M4S 017: All About Disaster Mindset

Mentally prep for and learn all you can about disaster before it hits

Reader Sam Cook asked, “What is the number one low-cost thing people can do to prepare a better disaster mindset?” As most preppers know, survival is all about disaster mindset, some good luck, and the right knowledge.

(This episode is the second half of a two-part episode featuring Sam Bradley. You can find the first half here in episode 14.)

To answer Sam’s question:

Knowledge is Power!

First, people can get loads of free education and training all about disaster planning and awareness. Here are a few suggestions

Online Classes

  • People can get free education through FEMA online courses. (Yes, I know many people in our little corner of the world have their issues with FEMA. Regardless, they have excellent courses that can help you improve your preparedness.)
  • C.E.R.T. training is another good source of information.

Hands-on Training is the Best

When you can learn hands-on instead of just virtually, you will absorb more.

  • Become involved in organizations such as the Red Cross.
  • Local police, fire, and EMS agencies offer courses.
  • The Boy Scouts and Girl Scouts have courses and training available for both kids and adults.

Social Media

Social media gets a bad rap, but it can be a great way to connect with like-minded people who are happy to share their knowledge.

  • Facebook pages like the Mind4Survival page and others are ideal for adding to your knowledge bank.
  • Check out Prep Club on MeWe.

Always be careful with your online OpSec.

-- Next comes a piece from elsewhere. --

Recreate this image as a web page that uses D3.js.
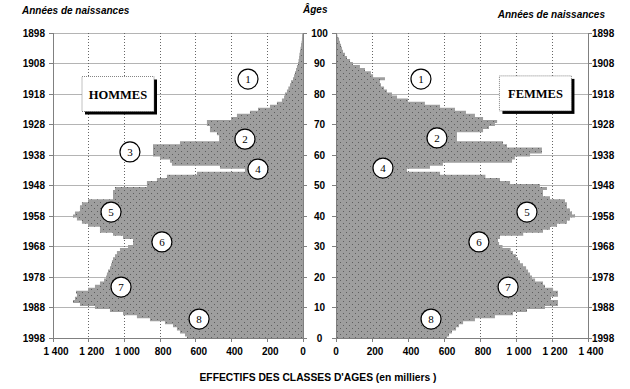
<!DOCTYPE html>
<html><head><meta charset="utf-8">
<script src="https://cdn.jsdelivr.net/npm/d3@7"></script>
<style>
html,body{margin:0;padding:0;background:#fff;}
svg{display:block;}
text{font-family:"Liberation Sans",Arial,sans-serif;}
</style></head>
<body>
<svg id="chart" width="630" height="389"></svg>
<script>
// ---- data (thousands), index = age 0..100
const ages = d3.range(0, 101);
const hommes = [650,661,689,706,728,773,857,930,1008,1081,
 1165,1249,1288,1277,1266,1271,1204,1165,1137,1114,
 1103,1098,1092,1081,1075,1070,1064,1053,1042,1025,
 980,952,952,1008,1064,1137,1137,1204,1238,1266,
 1288,1277,1249,1249,1238,1204,1064,1064,1064,1053,
 874,874,818,762,594,325,465,734,745,801,
 840,840,840,840,689,470,470,482,521,521,
 538,538,403,370,297,252,185,146,118,106,
 101,90,82,73,67,56,50,45,39,34,
 28,25,22,20,17,14,11,8,6,5,4];
const femmes = [617,628,644,667,683,706,772,883,983,1061,
 1161,1233,1233,1194,1233,1233,1206,1161,1150,1106,
 1089,1078,1067,1056,1039,1022,1011,1000,983,970,
 925,906,900,911,1040,1150,1189,1228,1283,1300,
 1328,1311,1300,1283,1283,1272,1189,1150,1150,1172,
 1133,967,911,830,578,394,522,594,978,994,
 1078,1144,1144,950,928,672,672,672,817,850,
 883,895,817,772,722,661,578,494,400,339,
 311,283,267,250,244,272,206,194,161,133,
 94,78,61,50,39,33,28,22,17,8,3];
const xTicks = [0,200,400,600,800,1000,1200,1400];
const ageTicks = [0,10,20,30,40,50,60,70,80,90,100];
const refYear = 1998;
const annotations = [
 {side:"H", v:308, age:84.9, label:"1"},
 {side:"H", v:325, age:65.2, label:"2"},
 {side:"H", v:969, age:61.0, label:"3"},
 {side:"H", v:252, age:55.4, label:"4"},
 {side:"H", v:1075, age:41.3, label:"5"},
 {side:"H", v:790, age:31.5, label:"6"},
 {side:"H", v:1019, age:16.7, label:"7"},
 {side:"H", v:582, age:6.2, label:"8"},
 {side:"F", v:472, age:84.9, label:"1"},
 {side:"F", v:561, age:65.6, label:"2"},
 {side:"F", v:261, age:55.7, label:"4"},
 {side:"F", v:1061, age:41.3, label:"5"},
 {side:"F", v:794, age:31.5, label:"6"},
 {side:"F", v:956, age:16.7, label:"7"},
 {side:"F", v:528, age:6.2, label:"8"}
];
const boxes = [
 {side:"H", v:1036, age:80.0, label:"HOMMES"},
 {side:"F", v:1108, age:80.2, label:"FEMMES"}
];

const svg = d3.select("#chart");
const fmt = d3.formatLocale({thousands:"\u00a0", grouping:[3], decimal:",", currency:["",""]}).format(",");

const y = d3.scaleLinear().domain([0,100]).range([338,33]);
const xH = d3.scaleLinear().domain([0,1400]).range([303,53]);
const xF = d3.scaleLinear().domain([0,1400]).range([336,588]);
const sc = {H:xH, F:xF};

const defs = svg.append("defs");
const pat = defs.append("pattern").attr("id","dots").attr("width",6).attr("height",6).attr("patternUnits","userSpaceOnUse");
pat.append("rect").attr("width",6).attr("height",6).attr("fill","#9e9e9e");
pat.append("rect").attr("x",1).attr("y",1).attr("width",1).attr("height",1).attr("fill","#5e5e5e");
pat.append("rect").attr("x",4).attr("y",4).attr("width",1).attr("height",1).attr("fill","#5e5e5e");

// grid
[xH,xF].forEach(x=>{
  const g = svg.append("g");
  g.selectAll("line.h").data(ageTicks).join("line")
   .attr("x1",x(0)).attr("x2",x(1400)).attr("y1",d=>y(d)).attr("y2",d=>y(d))
   .attr("stroke","#b4b4b4").attr("stroke-width",1).attr("shape-rendering","crispEdges");
  g.selectAll("line.v").data(xTicks.slice(1,-1)).join("line")
   .attr("x1",d=>x(d)).attr("x2",d=>x(d)).attr("y1",y(100)).attr("y2",y(0))
   .attr("stroke","#666").attr("stroke-width",1).attr("stroke-dasharray","1,2").attr("shape-rendering","crispEdges");
});

// bars as stepped areas
function stepData(vals){
  const pts=[];
  ages.forEach((a,i)=>{
    pts.push({yy:Math.min(y(0), y(a-0.5)), v:vals[i]});
    pts.push({yy:Math.max(y(100), y(a+0.5)), v:vals[i]});
  });
  return pts;
}
[["H",hommes],["F",femmes]].forEach(([s,vals])=>{
  const x = sc[s];
  const area = d3.area().y(d=>d.yy).x0(x(0)).x1(d=>x(d.v));
  svg.append("path").datum(stepData(vals)).attr("d",area).attr("fill","url(#dots)").attr("stroke","none");
});

// axes
const axCol = "#808080";
function vAxis(xpos, dir){
  const g = svg.append("g");
  g.append("line").attr("x1",xpos).attr("x2",xpos).attr("y1",y(100)).attr("y2",y(0)).attr("stroke",axCol).attr("shape-rendering","crispEdges");
  g.selectAll("line.t").data(ageTicks).join("line").attr("x1",xpos).attr("x2",xpos+dir*4)
   .attr("y1",d=>y(d)).attr("y2",d=>y(d)).attr("stroke",axCol).attr("shape-rendering","crispEdges");
}
vAxis(xH(1400),-1); vAxis(xH(0),1); vAxis(xF(0),-1); vAxis(xF(1400),1);
[xH,xF].forEach(x=>{
  const g = svg.append("g");
  g.append("line").attr("x1",x(0)).attr("x2",x(1400)).attr("y1",y(0)).attr("y2",y(0)).attr("stroke",axCol).attr("shape-rendering","crispEdges");
  g.selectAll("line.t").data(xTicks).join("line").attr("x1",d=>x(d)).attr("x2",d=>x(d))
   .attr("y1",y(0)).attr("y2",y(0)+4).attr("stroke",axCol).attr("shape-rendering","crispEdges");
  g.selectAll("text").data(xTicks).join("text").attr("x",d=>x(d)+(d?3:0)).attr("y",y(0)+17)
   .attr("text-anchor","middle").attr("font-size",10).attr("font-weight","bold").text(d=>fmt(d));
});

// year labels & age labels
svg.append("g").selectAll("text").data(ageTicks).join("text")
  .attr("x",45).attr("y",d=>y(d)+3.5).attr("text-anchor","end").attr("font-size",10).attr("font-weight","bold")
  .text(d=>refYear-d);
svg.append("g").selectAll("text").data(ageTicks).join("text")
  .attr("x",592).attr("y",d=>y(d)+3.5).attr("text-anchor","start").attr("font-size",10).attr("font-weight","bold")
  .text(d=>refYear-d);
svg.append("g").selectAll("text").data(ageTicks).join("text")
  .attr("x",(xH(0)+xF(0))/2).attr("y",d=>y(d)+3.5).attr("text-anchor","middle").attr("font-size",10).attr("font-weight","bold")
  .text(d=>d);

// headers
svg.append("text").attr("x",22).attr("y",14).attr("font-size",10).attr("font-weight","bold").attr("font-style","italic").text("Années de naissances");
svg.append("text").attr("x",605).attr("y",18).attr("text-anchor","end").attr("font-size",10).attr("font-weight","bold").attr("font-style","italic").text("Années de naissances");
svg.append("text").attr("x",303).attr("y",13).attr("font-size",10).attr("font-weight","bold").attr("font-style","italic").text("Âges");
svg.append("text").attr("x",318).attr("y",381).attr("text-anchor","middle").attr("font-size",10.3).attr("font-weight","bold").text("EFFECTIFS DES CLASSES D'AGES (en milliers )");

// boxes
boxes.forEach(b=>{
  const cx = sc[b.side](b.v), cy = y(b.age), w=72, h=35;
  svg.append("rect").attr("x",cx-w/2+3).attr("y",cy-h/2+3).attr("width",w).attr("height",h).attr("fill","#000");
  svg.append("rect").attr("x",cx-w/2).attr("y",cy-h/2).attr("width",w).attr("height",h).attr("fill","#fff")
    .attr("stroke","#666").attr("stroke-width",0.8).attr("stroke-dasharray","1,1");
  svg.append("text").attr("x",cx).attr("y",cy+4.5).attr("text-anchor","middle")
    .style("font-family","'Liberation Serif','Times New Roman',serif").attr("font-weight","bold").attr("font-size",12.5).text(b.label);
});

// numbered circles
const ag = svg.append("g").selectAll("g").data(annotations).join("g")
  .attr("transform",d=>`translate(${sc[d.side](d.v)},${y(d.age)})`);
ag.append("circle").attr("r",10).attr("fill","#fff").attr("stroke","#000").attr("stroke-width",1.2);
ag.append("text").attr("y",4).attr("text-anchor","middle").style("font-family","'Liberation Serif','Times New Roman',serif")
  .attr("font-size",11).text(d=>d.label);
</script>
</body></html>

You never really know who’s in the groups with you – people can pretend to be anyone online. Don’t give out too much information, and be cautious when planning to meet up with others in person. It can really feel like you know someone when you interact with them regularly on social media, but any of us who are all about disaster mindset understand the need to be careful.

All About Disaster Events in Your Area

It’s essential to take the time to learn all about disaster events that are likely in your area. This includes:

  • What disasters are most likely to strike locally
  • The local resources to help people after an emergency
  • Which protocols are in place for local events

It’s also important to learn more about your area in general. Where are your water sources? What are your alternate routes out of town? It’s always interesting what you learn when you look at a familiar place through new eyes.

Your Family’s Disaster Mindset

By getting the entire family involved in preparedness, you can help to enhance their disaster mindset. That, in turn, will help keep you on your toes.

Creating a family emergency plan doesn’t cost anything other than time. Make sure you practice your plan and run drills. Make it fun so that everyone will want to participate instead of making it feel like drudgery.

Putting a family emergency kit together does have a cost, but you can minimize it. For example, you don’t need an expensive tent. A plastic tarp will work fine during an emergency if you know how to set up a shelter with it. You don’t need expensive paracord when twine or other cord works just fine.

The kit can be built over time and developed specifically for your family. And if you do an inventory before purchasing supplies, you’ll probably be surprised to learn how much you already have on hand.

Talking to Children About Disasters and Disaster Mindset

It’s important you talk with children about preparedness without scaring them.

  • Use the Internet. There is a lot of information available on how to talk with kids about specific events.
  • The more you educate kids at their level, the better off they will be.
  • Give kids a task so they have something to focus on; find the cat, turn off the lights, etc. Make kids a force multiplier rather than a hindrance.
  • If there is a disaster repeating on TV, turn it off. They don’t need to be overwhelmed by the all-day news cycle.

Children’s responses to events are often based on the parent’s response. They may not precisely understand the situation, but they do know if it’s bad or good. Remember, how you act around your kids sets the example. So, try to remain calm and not overreact.

The Bottom Line All About Disaster Mindset

The more you know, the less you’ll fear, and the more effectively you will be able to react in the event of an emergency. Understanding the situation can help your response be efficient. Knowledge is power and the keystone of the disaster mindset.